Jada ready to Cook in year two with Racers
WBB: The sophomore guard played in 32 games for Murray State last year
Talking to Jada Cook in the summer of 2025, as she prepares for her sophomore season at Murray State, is a completely different conversation from the one we had 12 months ago.
“There’s a big difference,” Cook said with a smile. “I feel more confident coming in for my second year. I'm happy because I have a great bond with my teammates, I’m happy to see everybody and excited to get better.”
The transition to college basketball can be tough for most any player. For a lot of kids, they go from being the best player on their high school team to just trying to find a role on their new team.
Cook started last season as a rotational piece off the bench. With the offensive firepower in the lineup, Cook wasn’t being leaned on to score, but to contribute with her smothering defense. In the first 13 games of the season, Cook averaged 12.3 minutes per game. In the next 12 game, though, that number dropped to 6.6. Ultimately, her playing time increased down the stretch, and she played some key minutes in the postseason helping the Racers win a Missouri Valley Conference Tournament championship. While there may have been some ebbs and flows in her playing time, Cook understands it’s all part of the process.

“At first, I was excited because I got to play,” Cook said. “Then some minutes started to go down. I was a little bit confused, but then I started to realize that it's nothing personal. We have a really great team, and some people just perform better at times, and that's OK. I didn't keep my head down with that. I just kept working, and then it paid off in the end.”
“Jada is a kid that can affect both sides of the ball,” Murray State Head Coach Rechelle Turner added. “I think once Jada started focusing on the defensive side of the ball and relaxed offensively, then things tended to be easier offensively. That’s something that we're trying to do with her process. ‘Hey, affect the game defensively. Your offense will come.’ She's very capable of shooting the basketball, she's capable of scoring, and capable of helping everybody around her be better.

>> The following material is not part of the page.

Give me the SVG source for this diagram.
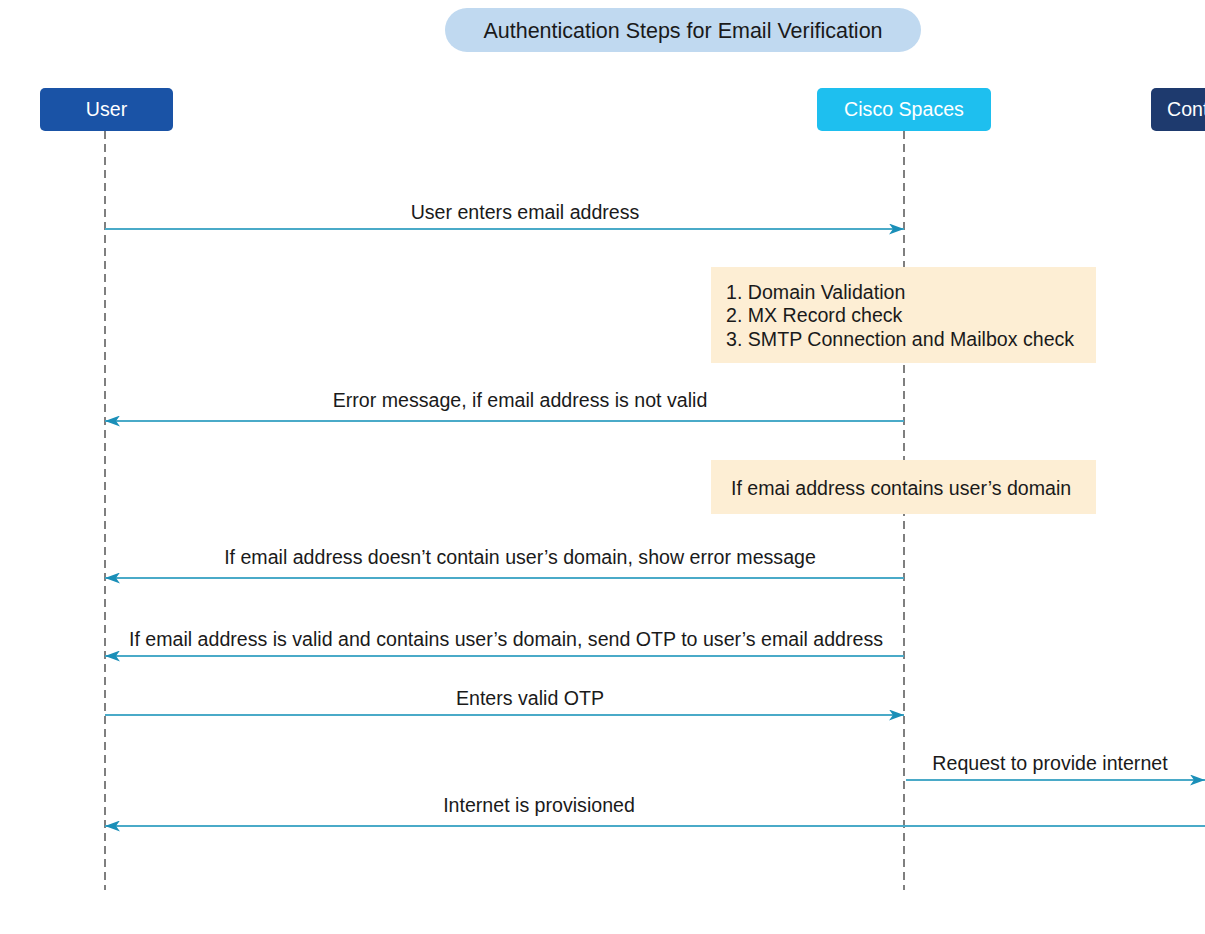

She's that type of player, but she's going to have to understand that it's got to be a process with her, and that her time and her offensive output is going to come. She has to do and control what she can control, so her effort and her energy on the defensive end of the floor is going to help her get more minutes, and that will allow her to produce offensively.”
Cook’s best all-around game of the year came in Murray State’s win at Little Rock on November 26th. In 18 minutes, she scored a season-high nine points, made her only three-point attempt, while chipping in with two rebounds, an assist and two steals. Cook only made 4-of-31 shots from beyond the arc for the season, and that’s been a focus for her ‘to-do list’ this summer.
“I'm trying to get better at being consistent with shots, making shots, all that stuff,” Cook said. “Of course, I play defense, that's what I do, but just playing on both sides of the ball effectively.”
For all the returners, this season begins a new era of Murray State Women’s Basketball. Gone is the program’s all-time leading scorer in Katelyn Young, along with seniors Ava Learn, Trinity White and Jenna Walker — that’s a combined 4,145 points in a Racer uniform. Some of the faces may have changed on this year’s roster, but to paraphrase Rechelle Turner: The standard is the standard. Cook is ready to try to help return the Racers to the top of the Missouri Valley Conference.
“It's definitely a new thing for us, of course,” Cook said. “Everybody's going to be fine. It's still (early). Everybody's learning new spots, and all that. We’re going to be fine.”
Looking forward to watching Jada kill it!